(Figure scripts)

○ ○ ○

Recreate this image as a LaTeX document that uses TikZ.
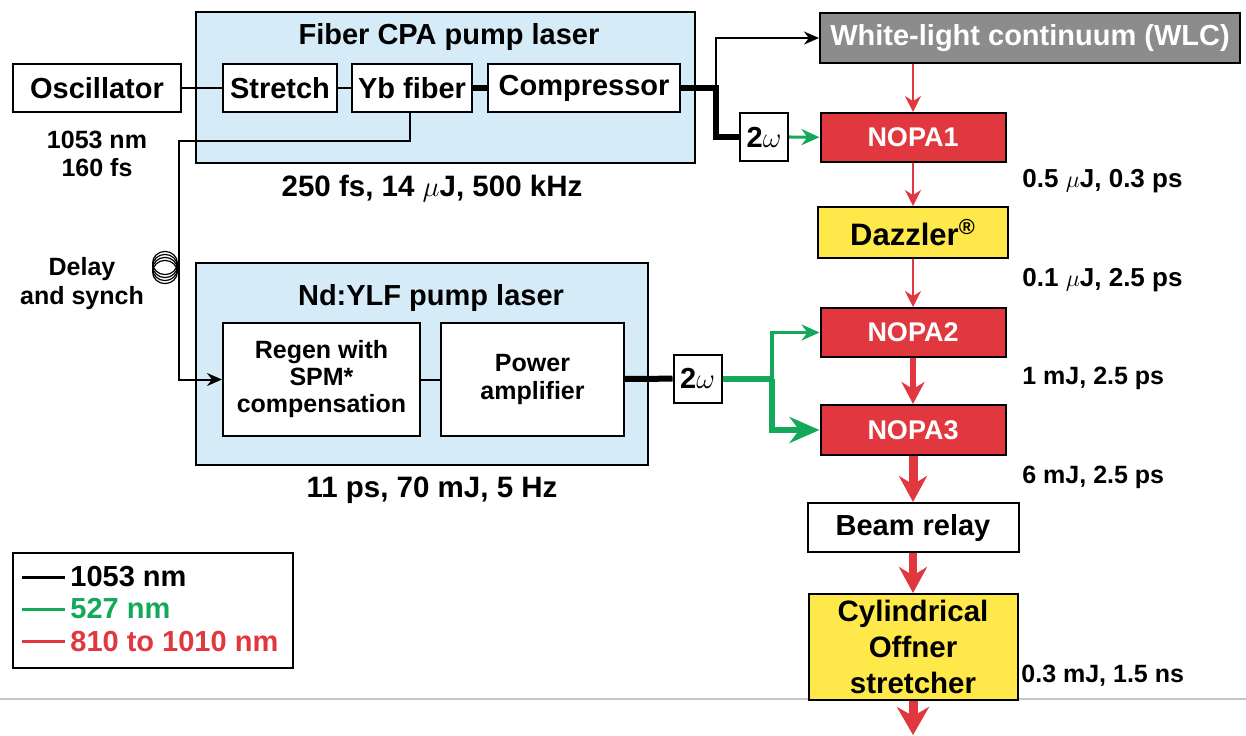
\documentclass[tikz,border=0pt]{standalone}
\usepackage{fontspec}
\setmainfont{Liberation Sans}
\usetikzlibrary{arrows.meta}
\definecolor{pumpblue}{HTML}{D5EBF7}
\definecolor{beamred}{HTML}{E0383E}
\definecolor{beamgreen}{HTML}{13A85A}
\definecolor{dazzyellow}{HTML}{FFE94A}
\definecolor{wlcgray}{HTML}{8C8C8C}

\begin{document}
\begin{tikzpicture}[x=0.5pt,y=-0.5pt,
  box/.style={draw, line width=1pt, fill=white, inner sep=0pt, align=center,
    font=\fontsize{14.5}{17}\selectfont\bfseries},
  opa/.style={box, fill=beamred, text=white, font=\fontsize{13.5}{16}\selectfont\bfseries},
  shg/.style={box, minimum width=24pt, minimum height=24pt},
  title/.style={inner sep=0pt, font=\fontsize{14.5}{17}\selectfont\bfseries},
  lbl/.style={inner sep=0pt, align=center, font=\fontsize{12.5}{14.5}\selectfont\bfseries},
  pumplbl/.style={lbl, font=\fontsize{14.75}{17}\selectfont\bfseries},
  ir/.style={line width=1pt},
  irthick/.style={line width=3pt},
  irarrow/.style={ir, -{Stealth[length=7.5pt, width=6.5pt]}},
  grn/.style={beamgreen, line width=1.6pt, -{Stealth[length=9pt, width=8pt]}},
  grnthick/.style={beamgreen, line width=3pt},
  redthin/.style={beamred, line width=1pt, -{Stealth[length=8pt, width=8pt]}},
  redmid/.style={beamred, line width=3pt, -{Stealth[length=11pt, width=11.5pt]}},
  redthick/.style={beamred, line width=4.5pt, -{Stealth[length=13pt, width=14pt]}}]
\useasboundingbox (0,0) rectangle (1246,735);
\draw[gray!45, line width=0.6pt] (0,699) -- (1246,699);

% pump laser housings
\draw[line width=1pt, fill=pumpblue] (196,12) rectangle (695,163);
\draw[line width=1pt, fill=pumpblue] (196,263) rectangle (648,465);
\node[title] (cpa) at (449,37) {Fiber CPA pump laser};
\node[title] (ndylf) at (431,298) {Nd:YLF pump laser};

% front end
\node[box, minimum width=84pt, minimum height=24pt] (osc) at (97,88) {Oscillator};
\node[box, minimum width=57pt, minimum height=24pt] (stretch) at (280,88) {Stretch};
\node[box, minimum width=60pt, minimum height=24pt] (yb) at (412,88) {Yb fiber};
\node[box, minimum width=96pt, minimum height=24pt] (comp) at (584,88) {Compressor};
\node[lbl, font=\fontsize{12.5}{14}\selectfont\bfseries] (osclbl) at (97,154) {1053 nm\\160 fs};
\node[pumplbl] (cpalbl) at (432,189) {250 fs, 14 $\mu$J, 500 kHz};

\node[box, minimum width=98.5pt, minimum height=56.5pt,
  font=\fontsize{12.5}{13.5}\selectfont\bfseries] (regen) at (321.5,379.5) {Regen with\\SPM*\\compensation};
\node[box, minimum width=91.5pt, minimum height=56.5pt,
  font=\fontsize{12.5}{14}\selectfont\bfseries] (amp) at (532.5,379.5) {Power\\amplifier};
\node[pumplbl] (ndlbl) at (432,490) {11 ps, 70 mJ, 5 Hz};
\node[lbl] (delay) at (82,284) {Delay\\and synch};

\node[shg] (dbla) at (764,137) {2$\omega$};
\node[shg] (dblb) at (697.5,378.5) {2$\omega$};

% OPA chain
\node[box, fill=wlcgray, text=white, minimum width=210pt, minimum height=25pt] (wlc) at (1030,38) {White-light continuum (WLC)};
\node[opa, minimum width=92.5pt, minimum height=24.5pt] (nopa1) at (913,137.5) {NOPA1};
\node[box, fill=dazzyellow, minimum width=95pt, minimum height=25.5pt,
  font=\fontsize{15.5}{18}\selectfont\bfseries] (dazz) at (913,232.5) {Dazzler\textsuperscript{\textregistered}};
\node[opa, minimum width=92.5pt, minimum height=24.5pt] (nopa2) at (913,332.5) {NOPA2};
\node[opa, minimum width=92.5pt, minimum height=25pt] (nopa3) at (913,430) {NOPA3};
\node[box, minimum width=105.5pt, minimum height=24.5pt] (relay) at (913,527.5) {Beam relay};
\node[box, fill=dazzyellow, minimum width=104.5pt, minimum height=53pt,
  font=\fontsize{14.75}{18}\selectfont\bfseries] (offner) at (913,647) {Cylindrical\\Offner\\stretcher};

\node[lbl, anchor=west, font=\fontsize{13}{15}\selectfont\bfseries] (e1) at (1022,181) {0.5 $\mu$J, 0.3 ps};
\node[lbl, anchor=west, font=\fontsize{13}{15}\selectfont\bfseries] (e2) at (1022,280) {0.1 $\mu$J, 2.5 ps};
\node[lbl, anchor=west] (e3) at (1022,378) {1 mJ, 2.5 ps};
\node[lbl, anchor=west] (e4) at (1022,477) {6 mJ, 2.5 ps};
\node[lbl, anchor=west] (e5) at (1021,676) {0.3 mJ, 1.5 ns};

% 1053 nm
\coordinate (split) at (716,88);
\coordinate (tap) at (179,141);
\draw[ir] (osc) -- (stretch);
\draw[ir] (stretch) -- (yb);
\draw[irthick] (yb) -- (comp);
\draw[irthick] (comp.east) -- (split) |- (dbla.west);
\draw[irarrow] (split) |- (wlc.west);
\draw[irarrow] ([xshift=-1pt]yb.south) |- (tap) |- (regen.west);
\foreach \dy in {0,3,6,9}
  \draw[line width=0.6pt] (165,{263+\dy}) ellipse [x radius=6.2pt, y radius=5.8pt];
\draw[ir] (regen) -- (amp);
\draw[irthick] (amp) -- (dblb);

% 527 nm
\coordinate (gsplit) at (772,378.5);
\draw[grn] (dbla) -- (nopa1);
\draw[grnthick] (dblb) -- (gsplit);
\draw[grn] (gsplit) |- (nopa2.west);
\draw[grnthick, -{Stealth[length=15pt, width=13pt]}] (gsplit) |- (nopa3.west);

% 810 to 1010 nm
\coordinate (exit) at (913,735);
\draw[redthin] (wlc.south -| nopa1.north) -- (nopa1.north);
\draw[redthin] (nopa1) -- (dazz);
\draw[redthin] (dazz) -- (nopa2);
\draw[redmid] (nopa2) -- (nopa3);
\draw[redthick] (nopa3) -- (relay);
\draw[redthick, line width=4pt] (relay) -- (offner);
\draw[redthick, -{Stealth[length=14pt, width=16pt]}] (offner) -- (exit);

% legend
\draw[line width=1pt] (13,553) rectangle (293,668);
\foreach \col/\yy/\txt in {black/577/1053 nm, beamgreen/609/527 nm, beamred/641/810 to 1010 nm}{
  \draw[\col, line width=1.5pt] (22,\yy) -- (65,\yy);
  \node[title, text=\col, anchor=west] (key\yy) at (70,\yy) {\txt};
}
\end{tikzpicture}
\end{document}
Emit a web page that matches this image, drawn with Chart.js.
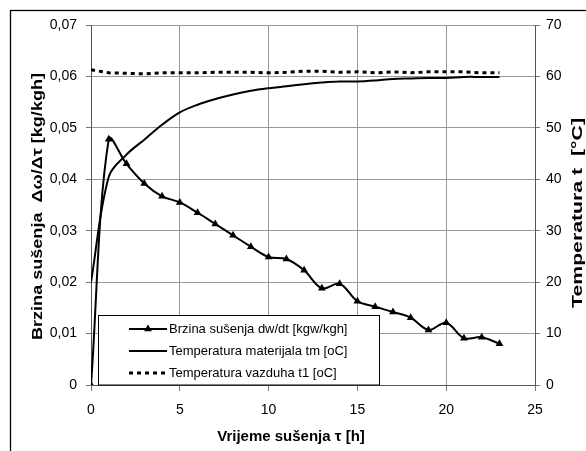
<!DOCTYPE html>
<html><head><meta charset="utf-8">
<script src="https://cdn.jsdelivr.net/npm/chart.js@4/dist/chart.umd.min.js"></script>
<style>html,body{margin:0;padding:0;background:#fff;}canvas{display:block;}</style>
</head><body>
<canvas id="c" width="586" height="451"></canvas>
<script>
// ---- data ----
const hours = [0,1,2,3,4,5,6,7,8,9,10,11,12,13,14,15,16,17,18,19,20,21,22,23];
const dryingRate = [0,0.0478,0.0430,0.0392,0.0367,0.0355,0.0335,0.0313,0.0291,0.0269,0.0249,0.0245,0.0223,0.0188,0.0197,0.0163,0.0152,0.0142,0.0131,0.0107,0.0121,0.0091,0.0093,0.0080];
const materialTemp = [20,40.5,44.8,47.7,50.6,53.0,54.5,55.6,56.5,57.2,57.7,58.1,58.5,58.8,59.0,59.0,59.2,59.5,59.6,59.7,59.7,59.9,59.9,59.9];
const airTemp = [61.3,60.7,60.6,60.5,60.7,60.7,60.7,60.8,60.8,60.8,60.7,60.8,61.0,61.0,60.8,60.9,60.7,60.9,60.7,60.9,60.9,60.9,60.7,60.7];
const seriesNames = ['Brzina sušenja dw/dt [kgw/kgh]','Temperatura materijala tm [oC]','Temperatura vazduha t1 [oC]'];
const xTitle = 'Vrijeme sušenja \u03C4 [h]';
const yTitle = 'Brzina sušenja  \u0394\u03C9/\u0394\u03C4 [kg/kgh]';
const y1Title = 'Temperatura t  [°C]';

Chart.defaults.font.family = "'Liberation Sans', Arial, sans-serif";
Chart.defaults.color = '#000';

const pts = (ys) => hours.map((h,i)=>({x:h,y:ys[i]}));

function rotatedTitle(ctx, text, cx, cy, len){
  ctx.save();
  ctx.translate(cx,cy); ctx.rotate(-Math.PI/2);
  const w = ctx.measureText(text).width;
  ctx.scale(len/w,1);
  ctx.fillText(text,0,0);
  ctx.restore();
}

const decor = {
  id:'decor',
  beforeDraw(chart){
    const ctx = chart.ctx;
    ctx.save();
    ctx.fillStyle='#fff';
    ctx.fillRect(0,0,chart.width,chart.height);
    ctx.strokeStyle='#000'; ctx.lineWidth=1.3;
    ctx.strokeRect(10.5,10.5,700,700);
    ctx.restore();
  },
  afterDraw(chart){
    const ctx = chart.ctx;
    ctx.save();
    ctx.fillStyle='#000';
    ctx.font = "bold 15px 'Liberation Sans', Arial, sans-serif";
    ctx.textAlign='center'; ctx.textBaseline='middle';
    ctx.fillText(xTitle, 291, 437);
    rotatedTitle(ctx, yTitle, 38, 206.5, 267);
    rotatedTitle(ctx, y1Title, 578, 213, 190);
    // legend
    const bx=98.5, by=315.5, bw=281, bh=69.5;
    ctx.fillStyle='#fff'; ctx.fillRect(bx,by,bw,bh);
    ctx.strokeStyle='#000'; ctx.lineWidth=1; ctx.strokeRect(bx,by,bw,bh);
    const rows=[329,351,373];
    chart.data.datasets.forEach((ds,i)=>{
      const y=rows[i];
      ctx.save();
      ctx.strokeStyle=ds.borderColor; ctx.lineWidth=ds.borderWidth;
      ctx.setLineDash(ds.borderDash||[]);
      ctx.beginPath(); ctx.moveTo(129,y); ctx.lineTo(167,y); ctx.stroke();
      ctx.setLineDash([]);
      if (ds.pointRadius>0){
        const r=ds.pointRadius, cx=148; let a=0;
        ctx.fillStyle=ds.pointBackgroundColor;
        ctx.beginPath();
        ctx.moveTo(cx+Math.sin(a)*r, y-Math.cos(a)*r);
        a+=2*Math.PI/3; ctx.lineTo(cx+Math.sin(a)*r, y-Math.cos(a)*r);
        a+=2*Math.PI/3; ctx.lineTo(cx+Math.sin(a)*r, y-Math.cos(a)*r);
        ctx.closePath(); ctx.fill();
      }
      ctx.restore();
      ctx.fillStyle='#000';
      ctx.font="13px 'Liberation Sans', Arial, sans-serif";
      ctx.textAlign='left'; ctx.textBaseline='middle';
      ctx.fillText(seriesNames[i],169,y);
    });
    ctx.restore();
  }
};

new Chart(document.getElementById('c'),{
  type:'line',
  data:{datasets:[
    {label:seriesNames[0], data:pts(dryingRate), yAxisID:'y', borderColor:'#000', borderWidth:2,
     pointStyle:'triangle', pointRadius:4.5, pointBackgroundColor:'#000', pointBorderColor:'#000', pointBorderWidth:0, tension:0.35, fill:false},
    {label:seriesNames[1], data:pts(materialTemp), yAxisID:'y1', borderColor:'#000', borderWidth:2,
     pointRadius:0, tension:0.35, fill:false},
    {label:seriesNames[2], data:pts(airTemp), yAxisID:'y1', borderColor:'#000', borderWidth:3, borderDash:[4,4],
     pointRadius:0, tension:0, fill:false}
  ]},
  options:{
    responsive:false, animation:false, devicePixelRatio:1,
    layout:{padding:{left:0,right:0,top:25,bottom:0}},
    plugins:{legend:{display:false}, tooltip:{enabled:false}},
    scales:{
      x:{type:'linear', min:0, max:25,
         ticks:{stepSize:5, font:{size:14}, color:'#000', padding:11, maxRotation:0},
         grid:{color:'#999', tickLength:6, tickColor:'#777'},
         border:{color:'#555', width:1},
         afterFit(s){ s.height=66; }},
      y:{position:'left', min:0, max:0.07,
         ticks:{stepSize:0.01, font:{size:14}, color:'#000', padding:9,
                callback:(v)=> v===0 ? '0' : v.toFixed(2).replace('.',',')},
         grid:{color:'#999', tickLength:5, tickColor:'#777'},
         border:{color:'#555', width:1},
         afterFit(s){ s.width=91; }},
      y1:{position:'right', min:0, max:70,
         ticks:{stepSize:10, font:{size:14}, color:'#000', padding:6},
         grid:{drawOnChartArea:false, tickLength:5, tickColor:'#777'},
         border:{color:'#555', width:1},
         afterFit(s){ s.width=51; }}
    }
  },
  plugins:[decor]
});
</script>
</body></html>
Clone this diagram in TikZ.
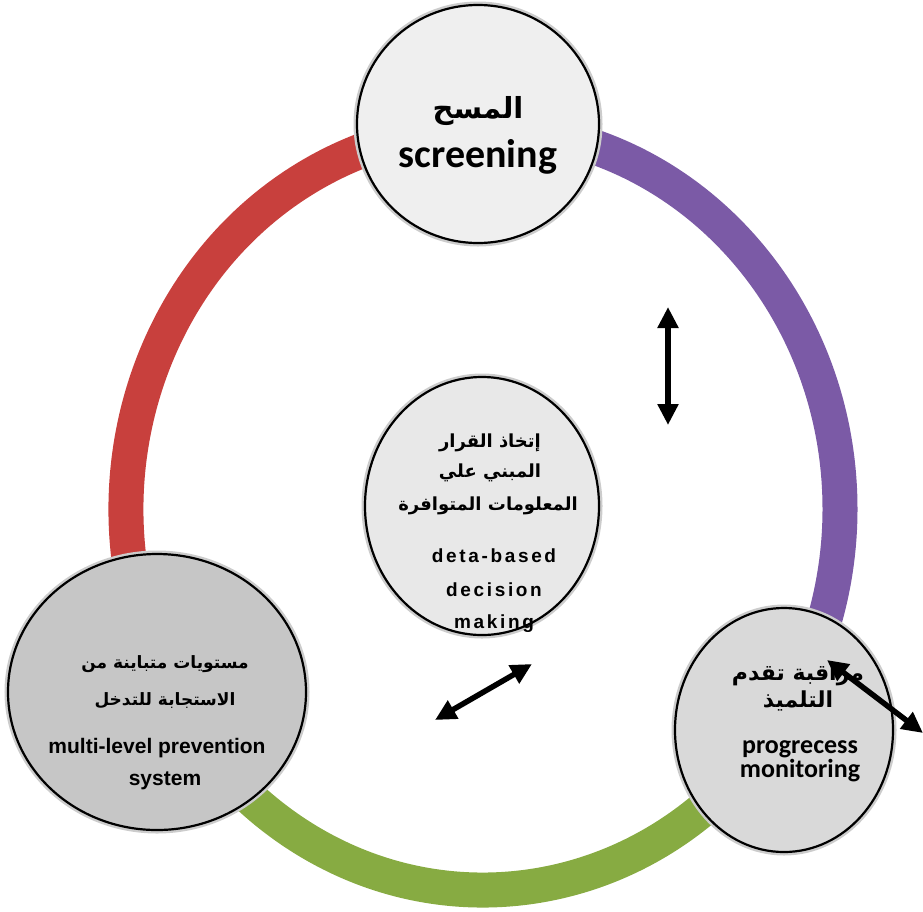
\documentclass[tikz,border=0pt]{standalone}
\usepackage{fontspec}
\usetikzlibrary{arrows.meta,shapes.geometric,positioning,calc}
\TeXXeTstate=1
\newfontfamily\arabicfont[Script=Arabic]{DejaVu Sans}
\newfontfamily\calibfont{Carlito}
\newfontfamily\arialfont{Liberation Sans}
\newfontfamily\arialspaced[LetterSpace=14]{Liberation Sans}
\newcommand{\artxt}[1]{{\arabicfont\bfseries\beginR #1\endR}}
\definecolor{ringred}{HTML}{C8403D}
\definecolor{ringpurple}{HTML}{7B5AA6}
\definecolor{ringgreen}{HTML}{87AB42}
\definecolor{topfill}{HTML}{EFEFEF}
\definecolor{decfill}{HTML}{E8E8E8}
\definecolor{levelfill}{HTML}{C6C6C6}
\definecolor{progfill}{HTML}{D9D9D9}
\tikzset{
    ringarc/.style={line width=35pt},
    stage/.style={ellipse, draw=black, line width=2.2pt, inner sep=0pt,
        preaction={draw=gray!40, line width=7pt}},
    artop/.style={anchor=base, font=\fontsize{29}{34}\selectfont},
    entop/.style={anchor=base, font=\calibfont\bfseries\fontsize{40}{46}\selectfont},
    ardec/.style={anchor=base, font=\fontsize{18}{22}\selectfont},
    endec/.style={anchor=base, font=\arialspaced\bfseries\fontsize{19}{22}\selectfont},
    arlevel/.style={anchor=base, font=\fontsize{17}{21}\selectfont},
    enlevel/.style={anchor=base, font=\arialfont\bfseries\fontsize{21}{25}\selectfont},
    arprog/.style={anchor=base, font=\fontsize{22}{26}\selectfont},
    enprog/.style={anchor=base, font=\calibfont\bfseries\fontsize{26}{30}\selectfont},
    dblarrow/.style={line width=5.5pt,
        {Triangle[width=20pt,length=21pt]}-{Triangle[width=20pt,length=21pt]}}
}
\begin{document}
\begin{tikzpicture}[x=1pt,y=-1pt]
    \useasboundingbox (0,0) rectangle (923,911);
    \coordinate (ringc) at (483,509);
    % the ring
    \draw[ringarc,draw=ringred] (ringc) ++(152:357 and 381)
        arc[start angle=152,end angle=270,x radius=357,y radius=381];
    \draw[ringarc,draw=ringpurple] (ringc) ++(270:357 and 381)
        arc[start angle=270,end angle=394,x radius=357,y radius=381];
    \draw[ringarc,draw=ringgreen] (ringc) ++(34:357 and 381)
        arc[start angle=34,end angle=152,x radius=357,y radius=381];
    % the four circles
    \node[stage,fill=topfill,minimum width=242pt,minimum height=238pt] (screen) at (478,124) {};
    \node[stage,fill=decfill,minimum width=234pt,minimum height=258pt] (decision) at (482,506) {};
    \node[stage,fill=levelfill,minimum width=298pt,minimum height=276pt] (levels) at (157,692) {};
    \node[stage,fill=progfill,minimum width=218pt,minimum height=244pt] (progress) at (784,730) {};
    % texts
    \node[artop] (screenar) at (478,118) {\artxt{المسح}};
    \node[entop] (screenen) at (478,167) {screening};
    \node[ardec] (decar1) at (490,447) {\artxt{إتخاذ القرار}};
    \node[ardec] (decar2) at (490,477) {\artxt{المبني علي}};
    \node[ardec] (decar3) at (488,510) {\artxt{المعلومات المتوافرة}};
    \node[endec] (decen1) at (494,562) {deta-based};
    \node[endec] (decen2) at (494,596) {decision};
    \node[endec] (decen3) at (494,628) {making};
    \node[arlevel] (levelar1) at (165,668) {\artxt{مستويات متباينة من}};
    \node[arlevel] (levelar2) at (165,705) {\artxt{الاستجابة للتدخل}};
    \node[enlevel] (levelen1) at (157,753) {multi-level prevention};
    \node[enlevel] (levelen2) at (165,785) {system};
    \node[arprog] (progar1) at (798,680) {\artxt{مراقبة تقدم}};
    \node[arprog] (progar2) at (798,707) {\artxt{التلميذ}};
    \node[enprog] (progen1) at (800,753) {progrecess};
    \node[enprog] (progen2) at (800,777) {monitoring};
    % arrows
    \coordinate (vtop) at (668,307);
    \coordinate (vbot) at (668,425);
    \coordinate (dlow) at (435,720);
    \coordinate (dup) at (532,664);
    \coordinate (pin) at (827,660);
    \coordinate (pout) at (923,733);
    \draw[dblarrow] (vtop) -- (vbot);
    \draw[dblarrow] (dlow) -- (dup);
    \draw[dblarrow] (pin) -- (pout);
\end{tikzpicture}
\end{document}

○ ○ ○

Copy every line of the listing that contains the word "with".

* _Completed task_
  font=\fontsize{12.5}{13.5}\selectfont\bfseries] (regen) at (321.5,379.5) {Regen with\\SPM*\\compensation};
Emit a web page that matches this image, drawn with Chart.js.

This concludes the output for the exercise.